Why We Can’t Stop Shooting
Since democracy is the best system ever to honor the concept of “innocent before proven guilty,” nearly 300,000 Californians voted for Leland Yee to be our next Secretary of State. His tally came as somewhat of a surprise, considering that Yee had officially dropped out of the race after being indicted on federal bribery and gun-running charges.
NRA members, who sensed a brother in harm’s way, may have come to the ballot box in defense of their comrade-in-arms. Or maybe disaffected voters figured that Yee’s recusal made him a kind of rebel, and we all know how sexy that can be. Either way, affecting substantive policy changes at the ballot box is looking about as likely as Team USA winning the 2014 World Cup. Meanwhile, the young bodies keep piling up, like so many carcasses ready for processing.

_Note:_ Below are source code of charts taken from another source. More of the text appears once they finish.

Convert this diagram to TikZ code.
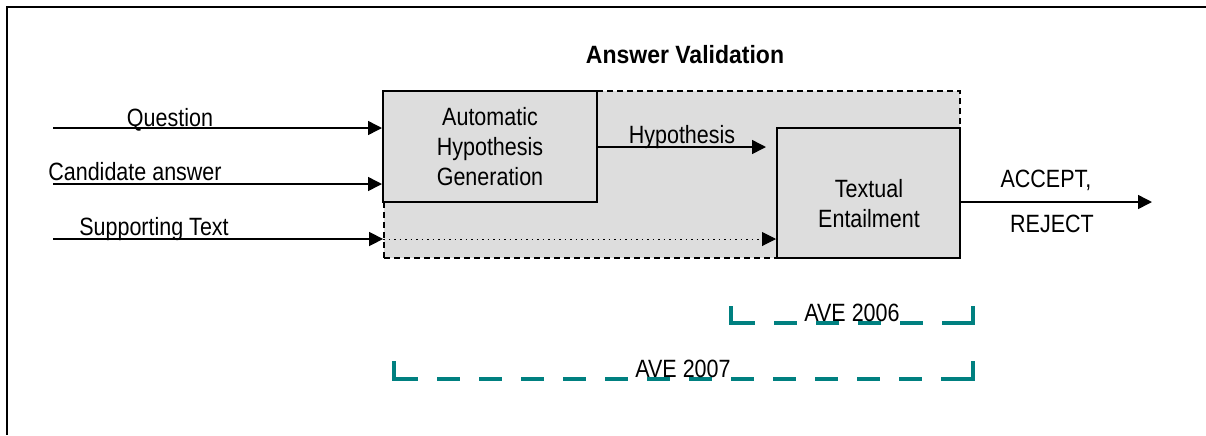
\documentclass[tikz,border=0pt]{standalone}
\usepackage{fontspec}
\setmainfont{Liberation Sans}[FakeStretch=0.86]
\newfontfamily\titlefont{Liberation Sans}[FakeStretch=0.92]
\usetikzlibrary{arrows.meta}
\definecolor{avegray}{HTML}{DDDDDD}
\definecolor{aveteal}{HTML}{008080}
\tikzset{
  flow/.style={-{Triangle[length=7pt,width=7pt]},line width=0.75pt},
  region/.style={draw,dashed,dash pattern=on 3pt off 2pt,line width=0.9pt,
    fill=avegray,minimum width=288pt,minimum height=83.5pt,inner sep=0pt},
  stage/.style={draw,line width=1pt,fill=avegray,align=center,inner sep=0pt},
  lbl/.style={anchor=base,inner sep=0pt},
  bracket/.style={draw=aveteal,line width=1.8pt}
}
\begin{document}
\begin{tikzpicture}[x=0.5pt,y=-0.5pt,font=\fontsize{12.5}{15}\selectfont]
  \useasboundingbox (0,0) rectangle (1206,435);
  \draw[line width=1.3pt] (1206,7) -| (7,435);

  \node[lbl] (title) at (685,63) {\titlefont\bfseries Answer Validation};

  % validation area and its two stages
  \node[region] (av) at (672,174.5) {};
  \node[stage,minimum width=107pt,minimum height=55.5pt] (ahg) at (490,146.5)
    {Automatic\\Hypothesis\\Generation};
  \node[stage,minimum width=91.5pt,minimum height=65pt] (te) at (868.5,193) {};
  \node[align=center,inner sep=0pt] (tetext) at (869,204) {Textual\\Entailment};

  % inputs
  \coordinate (qin) at (53,128);
  \coordinate (cin) at (53,184);
  \coordinate (sin) at (53,239);
  \draw[flow] (qin) -- (qin -| ahg.west);
  \draw[flow] (cin) -- (cin -| ahg.west);
  \draw[flow] (sin) -- (sin -| av.west);
  \draw[flow,dotted,line width=0.5pt] (sin -| av.west) -- (sin -| te.west);
  \node[lbl] (qlbl) at (170,126) {Question};
  \node[lbl] (clbl) at (135,180) {Candidate answer};
  \node[lbl] (slbl) at (154,235) {Supporting Text};

  \draw[flow,shorten >=5pt] (ahg.east |- 0,147) -- (te.west |- 0,147);
  \node[lbl] (hlbl) at (682,143) {Hypothesis};

  % output
  \coordinate (out) at (1152,202);
  \draw[flow] (te.east |- out) -- (out);
  \node[lbl] (acc) at (1046,187) {ACCEPT,};
  \node[lbl] (rej) at (1052,232) {REJECT};

  % AVE 2006
  \draw[bracket] (731,306) |- (755,323);
  \draw[bracket,dash pattern=on 11.5pt off 9.5pt,dash phase=-9.5pt] (755,323) -- (949,323);
  \draw[bracket] (949,323) -| (973,306);
  \node[lbl] (ave06) at (852,321) {AVE 2006};

  % AVE 2007
  \draw[bracket] (394,361) |- (418,379);
  \draw[bracket,dash pattern=on 11.5pt off 9.5pt,dash phase=-9.5pt] (418,379) -- (949,379);
  \draw[bracket] (949,379) -| (973,361);
  \node[lbl] (ave07) at (683,377) {AVE 2007};
\end{tikzpicture}
\end{document}
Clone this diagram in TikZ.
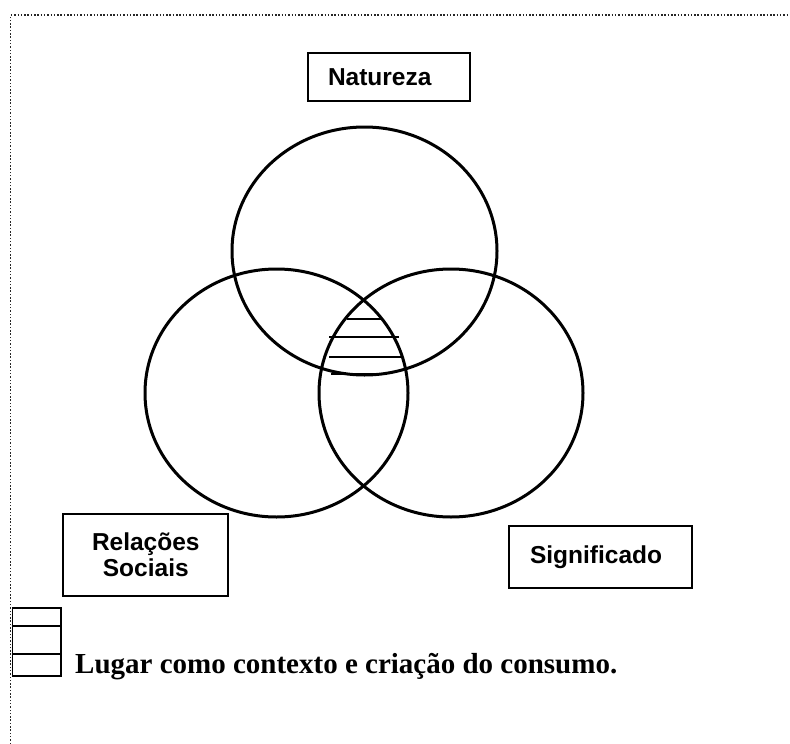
\documentclass[tikz,border=0pt]{standalone}
\usepackage{fontspec}
\setmainfont{Liberation Serif}
\newfontfamily\arialfont{Liberation Sans}
\begin{document}
\begin{tikzpicture}[x=1pt,y=-1pt,
  ring/.style={line width=3pt},
  labelbox/.style={draw, line width=1.9pt, font=\arialfont\bfseries\fontsize{24.5}{26}\selectfont, inner ysep=0pt},
  hatch/.style={line width=2pt},
  border/.style={line width=1.5pt, dash pattern=on 1.5pt off 1.8pt, black!85}
]
\useasboundingbox (0,0) rectangle (790,744);
% dotted frame
\coordinate (fbl) at (10.7,744);
\coordinate (ftl) at (10.7,15);
\coordinate (ftr) at (790,15);
\draw[border] (fbl) -- (ftl) -- (ftr);

% circles
\draw[ring] (364.5,251) ellipse [x radius=132.5pt, y radius=124pt];
\draw[ring] (276.5,393) ellipse [x radius=131.5pt, y radius=124pt];
\draw[ring] (451,393) ellipse [x radius=132pt, y radius=124pt];

% hatching of the common region
\coordinate (h1a) at (347,319); \coordinate (h1b) at (382,319);
\coordinate (h2a) at (329,337); \coordinate (h2b) at (399,337);
\coordinate (h3a) at (329,357); \coordinate (h3b) at (402,357);
\coordinate (h4a) at (331,374); \coordinate (h4b) at (383,374);
\draw[hatch] (h1a) -- (h1b);
\draw[hatch] (h2a) -- (h2b);
\draw[hatch] (h3a) -- (h3b);
\draw[hatch] (h4a) -- (h4b);

% label boxes
\node[labelbox, text width=122pt, inner xsep=20pt, align=left, minimum height=48pt] (nat) at (389,77) {Natureza};
\node[labelbox, minimum width=165pt, minimum height=81.7pt, align=center, inner xsep=0pt] (rel) at (145.8,554.9) {Relações\\Sociais};
\node[labelbox, text width=141pt, inner xsep=21pt, align=left, minimum height=62.3pt] (sig) at (600.5,556.9) {Significado};

% legend
\node[draw, line width=1.9pt, minimum width=48.5pt, minimum height=68.3pt, inner sep=0pt, anchor=north west] (leg) at (11.5,606.7) {};
\draw[line width=1.6pt] ([yshift=-19.3pt]leg.north west) -- ([yshift=-19.3pt]leg.north east);
\draw[line width=1.9pt] ([yshift=-47.6pt]leg.north west) -- ([yshift=-47.6pt]leg.north east);
\node[anchor=base west, inner sep=0pt, font=\bfseries\fontsize{29}{31}\selectfont] (legtxt) at (75,673) {Lugar como contexto e criação do consumo.};
\end{tikzpicture}
\end{document}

Imagine being the parent or sibling or friend – or the person herself – of someone massacred in yet another shooting. Maybe you are one of these unlucky people. Perhaps you will be one day. Your precious [insert name and relationship here] gunned down by an angry white guy who couldn’t get a blowjob. Since the “never again” incident in Newton, Connecticut (December, 2012) a gun has been discharged in a school with children inside 62 times. The latest was a high school in Oregon. The next one might be in your granddaughter’s class.
This space previously predicted with depressing certainty that gun violence at schools and other public spaces would continue, that We The People would render ourselves helpless in the face of an utterly insurmountable problem. Today, we’re doubling down on our bet: it’s going to get much worse. Lost in the high-profile movie theater and Wal-Mart slayings are the more than 2,000 teenagers who kill themselves every year with guns at home. In other words, young people – and older ones, too – are absorbing bullets at an alarming rate: eighty-six (86) people a day die from gunshots. In a civilized society, this is considered the appropriate cost in lives so that the rest of us can live on peacefully, with our guns at our side.
+ Comic geniuses Jonah Hill and Channing Tatum are in a new movie together. I know this because I see billboards of them everywhere, holding guns up next to their pretty faces.
+ Quentin Tarantino and his admirers promote stylized violence as reflection of the way things is, a mirror held up to life. Which is why it’s entertaining. The mirror effect.
+ Our politicians are bought off like cheap whores by people in the killing business.
+ YOU – the editorial You – subtly accept and acknowledge that some violence is always necessary in life, and that as unpleasant as they are when used to murder schoolchildren, guns are actually quite alright when used to murder murderers. (Which is why some of us believe the only answer is to arm everybody, so telling the bad guys apart from the good guys won’t be such a big deal.)
+ We collectively, and by a vast majority, believe that killing and violence are sometimes just and noble acts, as in capital punishment and drone strikes on Pakistani civilians. Our guns are miniature toy versions of our awesome military’s missiles and bombs and armor-piercing bullets.
Until we start to see guns as instruments of violence, harm and death – and not abstract symbols of Constitutional philosophies – they’ll continue to be used as instruments of violence, harm and death. Just, we hope, not on us or someone we know. Guns shoot bullets. Bullets are meant to kill. People who own guns for their own “protection” intend on using them to kill – just like the armed bystander in Las Vegas who drew his licensed firearm during a store shooting and was promptly shot in the back by another 2nd Amendment zealot.
So long as we (you, everyone you know, everyone they know) thinks guns are an acceptable part of public life, we’ll remain “helpless” in the face of a public menace.